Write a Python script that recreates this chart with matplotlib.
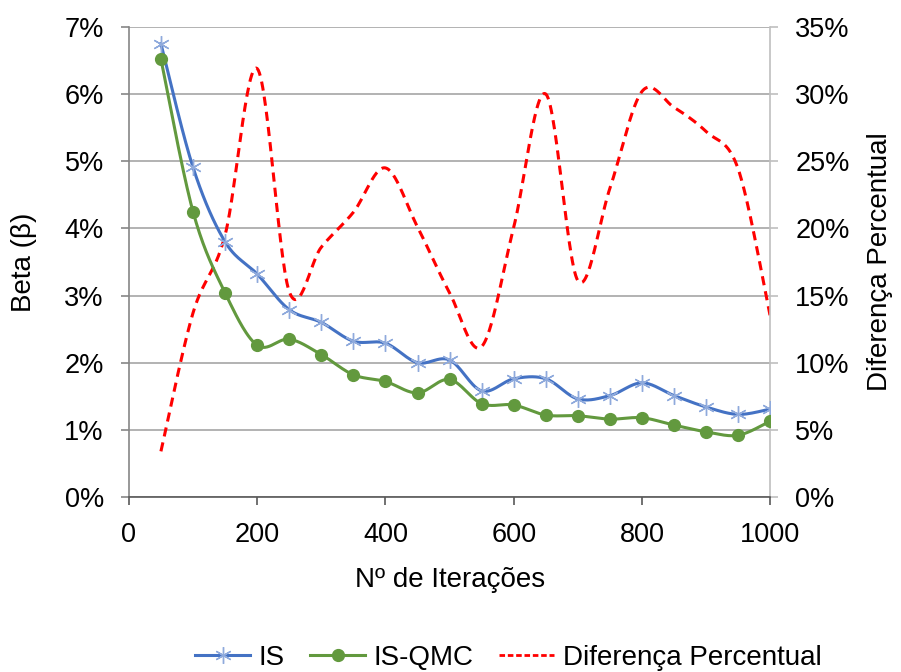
import numpy as np
import matplotlib
matplotlib.use("Agg")
import matplotlib.pyplot as plt
from matplotlib.ticker import FuncFormatter

plt.rcParams['font.family'] = ['Liberation Sans', 'DejaVu Sans']

iteracoes = [50, 100, 150, 200, 250, 300, 350, 400, 450, 500,
             550, 600, 650, 700, 750, 800, 850, 900, 950, 1000]
beta_is = [6.75, 4.91, 3.80, 3.32, 2.79, 2.60, 2.32, 2.29, 2.00, 2.04,
           1.58, 1.76, 1.76, 1.46, 1.51, 1.70, 1.51, 1.34, 1.23, 1.31]
beta_qmc = [6.52, 4.25, 3.04, 2.26, 2.35, 2.12, 1.82, 1.72, 1.55, 1.75,
            1.39, 1.37, 1.22, 1.21, 1.16, 1.18, 1.07, 0.97, 0.92, 1.13]
diferenca = [3.4, 13.7, 19.5, 31.9, 15.3, 18.6, 21.2, 24.5, 20.1, 15.2,
             11.2, 20.1, 30.0, 16.1, 23.0, 30.2, 29.0, 27.2, 24.4, 13.4]


def smooth(x, y, n=30):
    # Catmull-Rom style curve, roughly what Excel does for "smoothed line"
    x = np.asarray(x, float)
    y = np.asarray(y, float)
    px = np.concatenate([[x[0]], x, [x[-1]]])
    py = np.concatenate([[y[0]], y, [y[-1]]])
    xs, ys = [], []
    t = np.linspace(0, 1, n)
    for i in range(1, len(px) - 2):
        p0x, p1x, p2x, p3x = px[i - 1], px[i], px[i + 1], px[i + 2]
        p0y, p1y, p2y, p3y = py[i - 1], py[i], py[i + 1], py[i + 2]
        c1x = p1x + (p2x - p0x) / 6
        c1y = p1y + (p2y - p0y) / 6
        c2x = p2x - (p3x - p1x) / 6
        c2y = p2y - (p3y - p1y) / 6
        bx = (1 - t) ** 3 * p1x + 3 * (1 - t) ** 2 * t * c1x + 3 * (1 - t) * t ** 2 * c2x + t ** 3 * p2x
        by = (1 - t) ** 3 * p1y + 3 * (1 - t) ** 2 * t * c1y + 3 * (1 - t) * t ** 2 * c2y + t ** 3 * p2y
        xs.extend(bx)
        ys.extend(by)
    return np.array(xs), np.array(ys)


fig = plt.figure(figsize=(9.01, 6.72), dpi=100)
ax = fig.add_axes([0.143, 0.2604, 0.712, 0.6996])
ax2 = ax.twinx()

blue = '#4472C4'
green = '#62993E'
gridc = '#A6A6A6'
axc = '#868686'
fs_tick = 19.5
fs_lab = 20

ax.set_zorder(ax2.get_zorder() + 1)
ax.patch.set_visible(False)

sx, sy = smooth(iteracoes, beta_is)
ax.plot(sx, sy, color=blue, lw=2.2, zorder=3)
ax.plot(iteracoes, beta_is, ls='none', marker=(6, 2, 0), ms=12, mew=1.0,
        color='#8FAADC', zorder=4)
sx, sy = smooth(iteracoes, beta_qmc)
ax.plot(sx, sy, color=green, lw=2.2, zorder=3)
ax.plot(iteracoes, beta_qmc, ls='none', marker='o', ms=8.5, color=green, zorder=4)

sx, sy = smooth(iteracoes, diferenca)
ax2.plot(sx, sy, color='#FF0000', lw=2.2, ls=(0, (3, 2)), zorder=2)

ax.set_xlim(0, 1000)
ax.set_ylim(0, 7)
ax2.set_ylim(0, 35)
ax.set_xticks(np.arange(0, 1001, 200))
ax.set_yticks(np.arange(0, 7.1, 1))
ax2.set_yticks(np.arange(0, 36, 5))
pct = FuncFormatter(lambda v, p: f'{v:.0f}%')
ax.yaxis.set_major_formatter(pct)
ax2.yaxis.set_major_formatter(pct)

ax2.grid(axis='y', color=gridc, lw=1.2)
ax2.set_axisbelow(True)

for a in (ax, ax2):
    a.spines['top'].set_visible(False)
    for s in ('left', 'right', 'bottom'):
        a.spines[s].set_color(axc)
        a.spines[s].set_linewidth(1.2)
    a.tick_params(labelsize=fs_tick, colors='black', length=6, width=1.2)
    a.tick_params(axis='both', color=axc)
ax.spines['right'].set_visible(False)
ax.spines['bottom'].set_color('#595959')
ax2.spines['right'].set_color('#BFBFBF')
ax2.spines['left'].set_visible(False)
ax2.spines['bottom'].set_visible(False)
ax2.tick_params(axis='y', color='#BFBFBF', pad=12)
ax.tick_params(axis='y', pad=12)
ax.tick_params(axis='x', pad=12, color='#595959')

ax.set_xlabel('Nº de Iterações', fontsize=fs_lab, labelpad=14)
ax.set_ylabel('Beta (β)', fontsize=fs_lab, labelpad=20)
ax2.set_ylabel('Diferença Percentual', fontsize=fs_lab, labelpad=12)

handles = [
    plt.Line2D([], [], color=blue, lw=2.2, marker=(6, 2, 0), ms=12, mec='#8FAADC'),
    plt.Line2D([], [], color=green, lw=2.2, marker='o', ms=8.5),
    plt.Line2D([], [], color='#FF0000', lw=2.0, ls=(0, (2, 1))),
]
fig.legend(handles, ['IS', 'IS-QMC', 'Diferença Percentual'], loc='lower center',
           bbox_to_anchor=(0.564, -0.036), ncol=3, frameon=False, fontsize=fs_lab,
           handlelength=2.0, columnspacing=0.9, handletextpad=0.3)

fig.savefig('out.png', dpi=100)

◆ GIVEN EXERCISE ◆
Write out again, exactly, the lines from the start of the listing up to the line containing "ax.patch.set_visible(False)", with both ends and without pictures.

◆ EXERCISE RESULT ◆
Write a Python script that recreates this chart with matplotlib.
import numpy as np
import matplotlib
matplotlib.use("Agg")
import matplotlib.pyplot as plt
from matplotlib.ticker import FuncFormatter

plt.rcParams['font.family'] = ['Liberation Sans', 'DejaVu Sans']

iteracoes = [50, 100, 150, 200, 250, 300, 350, 400, 450, 500,
             550, 600, 650, 700, 750, 800, 850, 900, 950, 1000]
beta_is = [6.75, 4.91, 3.80, 3.32, 2.79, 2.60, 2.32, 2.29, 2.00, 2.04,
           1.58, 1.76, 1.76, 1.46, 1.51, 1.70, 1.51, 1.34, 1.23, 1.31]
beta_qmc = [6.52, 4.25, 3.04, 2.26, 2.35, 2.12, 1.82, 1.72, 1.55, 1.75,
            1.39, 1.37, 1.22, 1.21, 1.16, 1.18, 1.07, 0.97, 0.92, 1.13]
diferenca = [3.4, 13.7, 19.5, 31.9, 15.3, 18.6, 21.2, 24.5, 20.1, 15.2,
             11.2, 20.1, 30.0, 16.1, 23.0, 30.2, 29.0, 27.2, 24.4, 13.4]


def smooth(x, y, n=30):
    # Catmull-Rom style curve, roughly what Excel does for "smoothed line"
    x = np.asarray(x, float)
    y = np.asarray(y, float)
    px = np.concatenate([[x[0]], x, [x[-1]]])
    py = np.concatenate([[y[0]], y, [y[-1]]])
    xs, ys = [], []
    t = np.linspace(0, 1, n)
    for i in range(1, len(px) - 2):
        p0x, p1x, p2x, p3x = px[i - 1], px[i], px[i + 1], px[i + 2]
        p0y, p1y, p2y, p3y = py[i - 1], py[i], py[i + 1], py[i + 2]
        c1x = p1x + (p2x - p0x) / 6
        c1y = p1y + (p2y - p0y) / 6
        c2x = p2x - (p3x - p1x) / 6
        c2y = p2y - (p3y - p1y) / 6
        bx = (1 - t) ** 3 * p1x + 3 * (1 - t) ** 2 * t * c1x + 3 * (1 - t) * t ** 2 * c2x + t ** 3 * p2x
        by = (1 - t) ** 3 * p1y + 3 * (1 - t) ** 2 * t * c1y + 3 * (1 - t) * t ** 2 * c2y + t ** 3 * p2y
        xs.extend(bx)
        ys.extend(by)
    return np.array(xs), np.array(ys)


fig = plt.figure(figsize=(9.01, 6.72), dpi=100)
ax = fig.add_axes([0.143, 0.2604, 0.712, 0.6996])
ax2 = ax.twinx()

blue = '#4472C4'
green = '#62993E'
gridc = '#A6A6A6'
axc = '#868686'
fs_tick = 19.5
fs_lab = 20

ax.set_zorder(ax2.get_zorder() + 1)
ax.patch.set_visible(False)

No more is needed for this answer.